# Algunas veces conduzco al supermercado



## Marcio_Osorio

¿Cómo decir esto?

Algunas veces conduzco al supermercado.

P.S.: Lo siento, pero mi español no es tan grande.

Gracias.


----------



## Tonerl

Marcio_Osorio said:


> Algunas veces conduzco al supermercado.


*Manchmal fahre ich zum Supermarkt*

Beijos


----------



## Marcio_Osorio

¡Muchas gracias, @Tonerl!


----------



## elroy

Tonerl said:


> *Manchmal fahre ich zum Supermarkt*


 Yo diría "Manchmal fahre ich _mit dem Auto _zum Supermarkt" ya que "fahren" podría referirse a ir en tren por ejemplo.


----------



## Tonerl

elroy said:


> Yo diría "Manchmal fahre ich _mit dem Auto _zum Supermarkt" ya que "fahren" podría referirse a ir en tren por ejemplo.


Auf Deutsch ist es nicht zwingend notwendig zu betonen, *womit* man manchmal zum Supermarkt fährt, denn man könnte auch mit dem Fahrrad, Motorrad - und natürlich auch mit dem Auto fahren !
*Algunas veces conduzco al supermercado*
_*Lo mismo que voy en coche podría ir en bicicleta al supermercado *_

Wenn ich allerdings nach Düsseldorf oder weitere Strecken fahre, dann würde ich mich - wenn man mich fragte - vielleicht präzisieren und erzählen, dass ich mit der Bahn, mit dem Auto oder sonstwas fahre.


----------



## elroy

Hallo Tonerl,

es geht doch darum, den Sinn des spanischen Satzes richtig wiederzugeben. Und im spanischen Satz heißt es eindeutig "mit dem Auto fahren". Darum habe ich den Zusatz "mit dem Auto" vorgeschlagen. Natürlich fehlt uns hier der Kontext, aber es kann gut sein, dass im Kontext des spanischen Satzes (den wir leider nicht wissen) es konkret darum geht, dass der Sprecher _mit dem Auto_ fährt und nicht mit dem Zug oder mit dem Fahrrad, und der Satz genau das aussagen soll.
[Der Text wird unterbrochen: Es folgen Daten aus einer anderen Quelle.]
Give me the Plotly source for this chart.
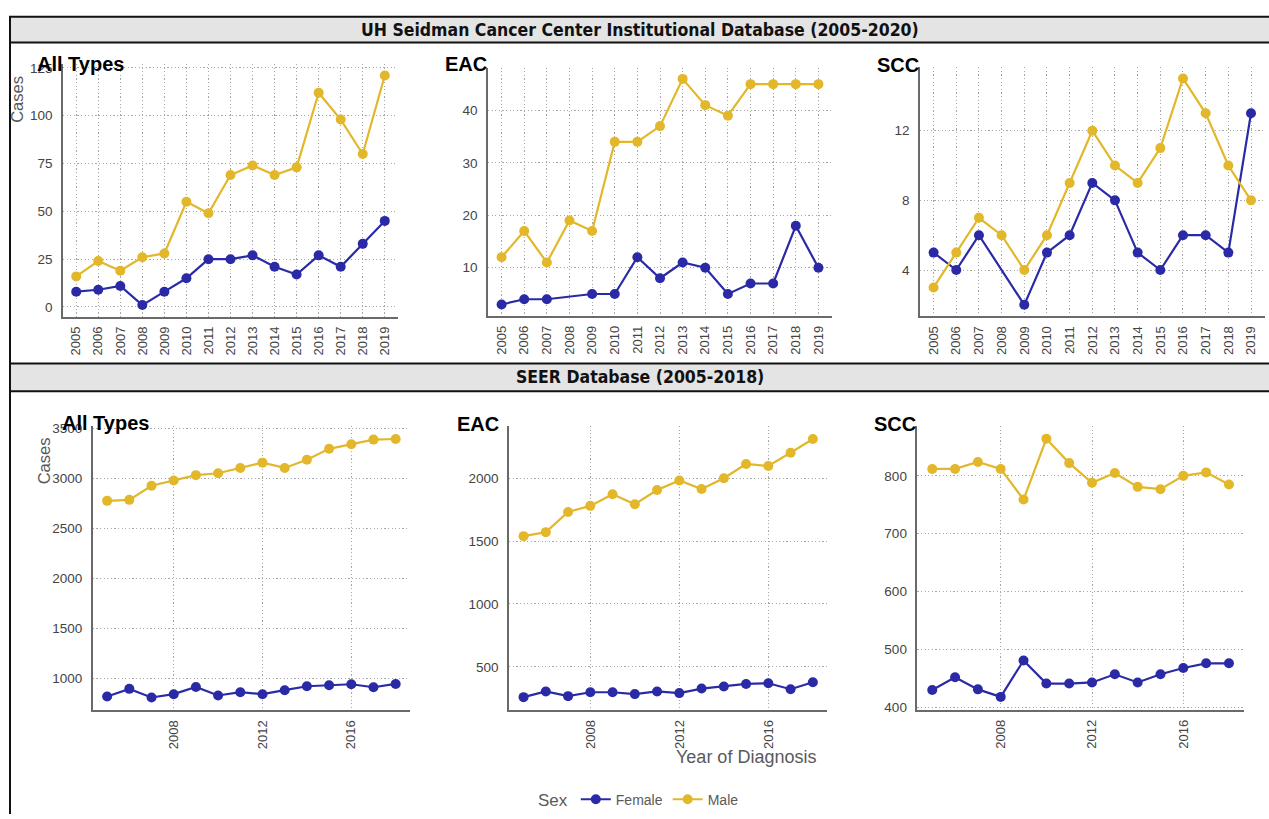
import plotly.graph_objects as go

W, H = 1269, 819

# ---- Institutional database (2005-2019), counts by sex ----
inst_years = list(range(2005, 2020))
inst_all_female = [8, 9, 11, 1, 8, 15, 25, 25, 27, 21, 17, 27, 21, 33, 45]
inst_all_male = [16, 24, 19, 26, 28, 55, 49, 69, 74, 69, 73, 112, 98, 80, 121]
inst_eac_female = [3, 4, 4, None, 5, 5, 12, 8, 11, 10, 5, 7, 7, 18, 10]
inst_eac_male = [12, 17, 11, 19, 17, 34, 34, 37, 46, 41, 39, 45, 45, 45, 45]
inst_scc_female = [5, 4, 6, None, 2, 5, 6, 9, 8, 5, 4, 6, 6, 5, 13]
inst_scc_male = [3, 5, 7, 6, 4, 6, 9, 12, 10, 9, 11, 15, 13, 10, 8]

# ---- SEER database (2005-2018), counts by sex ----
seer_years = list(range(2005, 2019))
seer_all_female = [819, 895, 809, 842, 914, 829, 862, 842, 882, 921, 931, 941, 911, 944]
seer_all_male = [2773, 2783, 2924, 2977, 3030, 3049, 3102, 3155, 3102, 3184, 3293, 3339, 3385, 3391]
seer_eac_female = [259, 304, 267, 298, 298, 283, 304, 291, 327, 343, 364, 369, 322, 377]
seer_eac_male = [1539, 1571, 1731, 1780, 1872, 1793, 1906, 1982, 1914, 2000, 2113, 2097, 2202, 2312]
seer_scc_female = [430, 452, 431, 418, 481, 441, 441, 443, 457, 443, 457, 468, 476, 476]
seer_scc_male = [812, 812, 824, 812, 759, 864, 822, 788, 805, 781, 777, 800, 806, 785]

panel_titles = ["All Types", "EAC", "SCC"]
inst_header = "UH Seidman Cancer Center Institutional Database (2005-2020)"
seer_header = "SEER Database (2005-2018)"
seer_xticks = [2008, 2012, 2016]

FEMALE = "#2a2aa6"
MALE = "#e3b72a"
TICK = "#444444"
GRID = "#a8a8a8"
AXIS = "#6a6a6a"
GRID_DASH = "1.2px,2.4px"


def px_x(a, b):
    return [a / W, b / W]


def px_y(top, bottom):
    return [1 - bottom / H, 1 - top / H]


panels = [
    # (female, male, years, x-domain px, y-domain px, xrange, yrange, yticks, xticks)
    (inst_all_female, inst_all_male, inst_years, (63, 398), (59.8, 315.4),
     [2004.4, 2019.6], [-5, 127], [0, 25, 50, 75, 100, 125], inst_years),
    (inst_eac_female, inst_eac_male, inst_years, (488, 832), (63.4, 314.6),
     [2004.4, 2019.6], [0.85, 48.15], [10, 20, 30, 40], inst_years),
    (inst_scc_female, inst_scc_male, inst_years, (920, 1264.6), (62.9, 315),
     [2004.4, 2019.6], [1.35, 15.65], [4, 8, 12], inst_years),
    (seer_all_female, seer_all_male, seer_years, (92.7, 410.1), (426.3, 714.1),
     [2004.35, 2018.65], [680, 3520], [1000, 1500, 2000, 2500, 3000, 3500], seer_xticks),
    (seer_eac_female, seer_eac_male, seer_years, (509.1, 827.3), (426.2, 713.8),
     [2004.35, 2018.65], [156, 2415], [500, 1000, 1500, 2000], seer_xticks),
    (seer_scc_female, seer_scc_male, seer_years, (917.4, 1243.8), (426.3, 713.5),
     [2004.35, 2018.65], [395.7, 886], [400, 500, 600, 700, 800], seer_xticks),
]

fig = go.Figure()
layout = {}

for i, (fem, mal, yrs, xd, yd, xr, yr, ytk, xtk) in enumerate(panels):
    n = "" if i == 0 else str(i + 1)
    xa, ya = "x" + n, "y" + n
    show = i == 0
    for name, vals, col in (("Female", fem, FEMALE), ("Male", mal, MALE)):
        fig.add_trace(go.Scatter(
            x=yrs, y=vals, name=name, mode="lines+markers", connectgaps=True,
            line=dict(color=col, width=2.2),
            marker=dict(color=col, size=10),
            xaxis=xa, yaxis=ya, showlegend=show, legendgroup=name,
        ))
    top_row = i < 3
    layout["xaxis" + n] = dict(
        domain=px_x(*xd), anchor=ya, range=xr,
        tickmode="array", tickvals=xtk, ticktext=[str(t) for t in xtk],
        tickangle=-90,
        tickfont=dict(family="Liberation Sans, Arial", size=13 if top_row else 13, color=TICK),
        showgrid=True, gridcolor=GRID, griddash=GRID_DASH, gridwidth=1.1,
        showline=True, linecolor=AXIS, linewidth=1.6, ticks="", zeroline=False,
        ticklabelstandoff=3, fixedrange=True,
    )
    layout["yaxis" + n] = dict(
        domain=px_y(*yd), anchor=xa, range=yr,
        tickmode="array", tickvals=ytk,
        tickfont=dict(family="Liberation Sans, Arial", size=13.5, color=TICK),
        showgrid=True, gridcolor=GRID, griddash=GRID_DASH, gridwidth=1.1,
        showline=True, linecolor=AXIS, linewidth=1.6, ticks="", zeroline=False,
        ticklabelstandoff=6, fixedrange=True,
    )

fig.update_layout(**layout)

ann = []
shapes = []

# header bars with frame lines
for top, bottom, text in ((12, 38, inst_header), (363, 391, seer_header)):
    shapes.append(dict(type="rect", xref="paper", yref="paper", x0=10 / W, x1=1.0,
                       y0=1 - bottom / H, y1=1 - top / H, fillcolor="#e4e4e4",
                       line=dict(width=0), layer="below"))
    for yy in (top, bottom):
        shapes.append(dict(type="line", xref="paper", yref="paper", x0=9 / W, x1=1.0,
                           y0=1 - yy / H, y1=1 - yy / H, line=dict(color="#111", width=2)))
    ann.append(dict(text="<b>" + text + "</b>", x=640 / W, y=1 - (top + bottom) / 2 / H,
                    xref="paper", yref="paper", showarrow=False, xanchor="center", yanchor="middle",
                    font=dict(family="Liberation Sans Narrow, DejaVu Sans Condensed, sans-serif",
                              size=17.5, color="#111")))

# left frame edge
shapes.append(dict(type="line", xref="paper", yref="paper", x0=10 / W, x1=10 / W,
                   y0=0, y1=1 - 12 / H, line=dict(color="#111", width=2)))

# panel titles
title_pos = [(35, 60), (443, 60), (875, 61), (60, 423), (455, 424), (872, 424)]
for i, (tx, ty) in enumerate(title_pos):
    ann.append(dict(text="<b>" + panel_titles[i % 3] + "</b>", x=tx / W, y=1 - ty / H,
                    xref="paper", yref="paper", showarrow=False, xanchor="left", yanchor="middle",
                    font=dict(family="Liberation Sans, Arial", size=20, color="#000")))

# y axis titles
for cx, cy in ((17, 96), (44, 462)):
    ann.append(dict(text="Cases", x=cx / W, y=1 - cy / H, xref="paper", yref="paper",
                    showarrow=False, textangle=-90, xanchor="center", yanchor="middle",
                    font=dict(family="Liberation Sans, Arial", size=16.5, color="#5a5a5a")))

# x axis title
ann.append(dict(text="Year of Diagnosis", x=746 / W, y=1 - 761 / H, xref="paper", yref="paper",
                showarrow=False, xanchor="center", yanchor="middle",
                font=dict(family="Liberation Sans, Arial", size=18, color="#5a5a5a")))

fig.update_layout(
    width=W, height=H, margin=dict(l=0, r=0, t=0, b=0),
    paper_bgcolor="white", plot_bgcolor="white",
    annotations=ann, shapes=shapes,
    legend=dict(orientation="h", x=640 / W, y=1 - 805 / H, xanchor="center", yanchor="middle",
                title=dict(text="Sex", side="left", font=dict(family="Liberation Sans, Arial", size=17, color="#5a5a5a")),
                font=dict(family="Liberation Sans, Arial", size=14, color="#5a5a5a"),
                itemwidth=30, bgcolor="rgba(0,0,0,0)"),
)

fig.write_html("out.html")
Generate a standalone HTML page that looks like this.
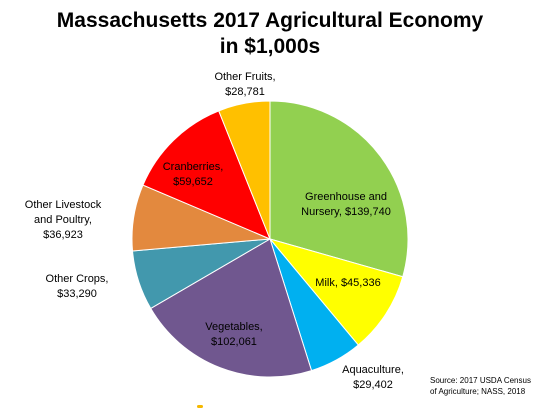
<!DOCTYPE html>
<html><head><meta charset="utf-8"><style>
html,body{margin:0;padding:0;background:#fff;}
svg{display:block;font-family:"Liberation Sans",sans-serif;}
</style></head><body>
<svg id="chart" width="554" height="415" viewBox="0 0 554 415">
<text x="270" y="27" text-anchor="middle" font-size="21" font-weight="bold" fill="#000">Massachusetts 2017 Agricultural Economy</text>
<text x="270" y="53" text-anchor="middle" font-size="21" font-weight="bold" fill="#000">in $1,000s</text>
<g id="slices"></g>
<g id="labels" font-size="11" fill="#000"></g>
<text x="430" y="383" font-size="8" fill="#000">Source:  2017 USDA Census</text>
<text x="430" y="394" font-size="8" fill="#000">of Agriculture;  NASS, 2018</text>
<rect x="197" y="405" width="6" height="3" rx="1.5" fill="#f5b800"/>
</svg>
<script>
const categories = ["Greenhouse and Nursery","Milk","Aquaculture","Vegetables","Other Crops","Other Livestock and Poultry","Cranberries","Other Fruits"];
const values = [139740,45336,29402,102061,33290,36923,59652,28781];
const valueLabels = ["$139,740","$45,336","$29,402","$102,061","$33,290","$36,923","$59,652","$28,781"];
const colors = ["#92d050","#ffff00","#00b0f0","#70578f","#4298ad","#e3893e","#ff0000","#ffc000"];
const labelLines = [
  ["Greenhouse and","Nursery,  $139,740"],
  ["Milk,  $45,336"],
  ["Aquaculture,","$29,402"],
  ["Vegetables,","$102,061"],
  ["Other Crops,","$33,290"],
  ["Other Livestock","and Poultry,","$36,923"],
  ["Cranberries,","$59,652"],
  ["Other Fruits,","$28,781"]
];
const labelPos = [[346,200],[348,286],[373,373],[234,330],[77,282],[63,208],[193,170],[245,80]];
const cx=270, cy=239, r=138;
const NS="http://www.w3.org/2000/svg";
const total=values.reduce((a,b)=>a+b,0);
function angleToXY(a){return [cx+r*Math.sin(a), cy-r*Math.cos(a)];}
let acc=0;
const gS=document.getElementById('slices'), gL=document.getElementById('labels');
values.forEach((v,i)=>{
  const a0=acc/total*2*Math.PI; acc+=v; const a1=acc/total*2*Math.PI;
  const [x0,y0]=angleToXY(a0),[x1,y1]=angleToXY(a1);
  const p=document.createElementNS(NS,'path');
  p.setAttribute('d',`M${cx},${cy} L${x0},${y0} A${r},${r} 0 ${a1-a0>Math.PI?1:0} 1 ${x1},${y1} Z`);
  p.setAttribute('fill',colors[i]);
  p.setAttribute('stroke','#fff');
  p.setAttribute('stroke-width','1');
  
  
  gS.appendChild(p);
  const t=document.createElementNS(NS,'text');
  t.setAttribute('text-anchor','middle');
  
  
  const lines=labelLines[i];
  lines.forEach((ln,j)=>{
    const s=document.createElementNS(NS,'tspan');
    s.setAttribute('x',labelPos[i][0]);
    s.setAttribute('y',labelPos[i][1]+j*15);
    s.textContent=ln;
    t.appendChild(s);
  });
  gL.appendChild(t);
});
</script>
</body></html>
In dem Kontext wäre die Übersetzung "fahre" ohne Zusatz nicht originaltreu, weil mehrdeutig.

@Marcio_Osorio, ¿en qué contexto querías usar tu frase?


----------



## Tonerl

Hallo Elroy,

wenn "conducir" automatisch "mit dem Auto fahren" heißt, dann hast Du absolut Recht, ohne Frage. Ich hatte, eben weil es in unserer Sprache so üblich ist, einfach 1:1 übersetzt, ging aber davon aus, dass das jeder verstehen kann !

Saludos


----------



## bwprius

Zwei kleine Anmerkungen (speziell für die Deutschlerner):

Auf Deutsch ist es nicht zwingend notwendig zu betonen, *mit was* man manchmal zum Supermarkt fährt,

Besser:  *womit* man manchmal zum Supermarkt fährt,

Siehe auch (insbesondere wegen der Anekdote in Antwort 2): Mit was / womit - wer-weiss-was.de die Experten- und Ratgeber-Community


dass im Kontext des spanischen Satzes (den wir leider nicht *wissen*)

Richtig: (den wir leider nicht *kennen*)

Weiterführende Literatur (z.B.) El uso de wissen, kennen y können[/b][/b]


----------



## Tonerl

bwprius said:


> Auf Deutsch ist es nicht zwingend notwendig zu betonen, *mit was* man manchmal zum Supermarkt fährt,



Könnte mich mit einem "Flüchtigkeitsfehler" rausreden, wäre aber albern, deswegen:
*womit* man manchmal zum Supermarkt fährt; klingt um Klassen besser !!!


----------



## elroy

bwprius said:


> Auf Deutsch ist es nicht zwingend notwendig zu betonen, *mit was* man manchmal zum Supermarkt fährt,


 Wenn Du konkret aussagen willst, dass Du _mit dem Auto_ fährst und nicht mit dem Zug oder mit dem Fahrrad, dann musst Du "mit dem Auto" ergänzen. Ja, das deutsche Wort "fahren" schließt mehreres mit ein und hat in vielen anderen Sprachen kein genaues Pendant, aber Deutsch hat die Fähigkeit, diese Sachverhalte mit derselben Genauigkeit wie in anderen Sprachen auszudrücken, nur braucht man im Deutschen mehr Wörter. Aber es geht hier ja auch nicht um die Bedeutungen des deutschen Wortes "fahren". Es geht darum, den spanischen Satz zu übersetzen, und wenn man wie gesagt nur "fahren" verwendet, dann hat man die spanische Aussage ohne guten Grund verallgemeinert.


----------



## Alemanita

Da die Diskussion interessant zu werden droht, hier noch ein Scherflein meinerseits:

"A veces voy en auto al supermercado" wäre meine spontane Aussage des Sachverhalts "Manchmal fahre ich mit dem Auto zum Supermarkt".

_Conducir_ (oder im mir vertrauteren nicht-europäischen Spanisch _manejar_) würde ich im Zusammenhang mit "selbst fahren" verwenden. Also: "A veces manejo yo, a veces mi marido".

Der spanische Satz des Brasilianers Marcisorio in #1 ist verständlich, aber in meinen Augen nicht unbedingt super idiomatisch.


----------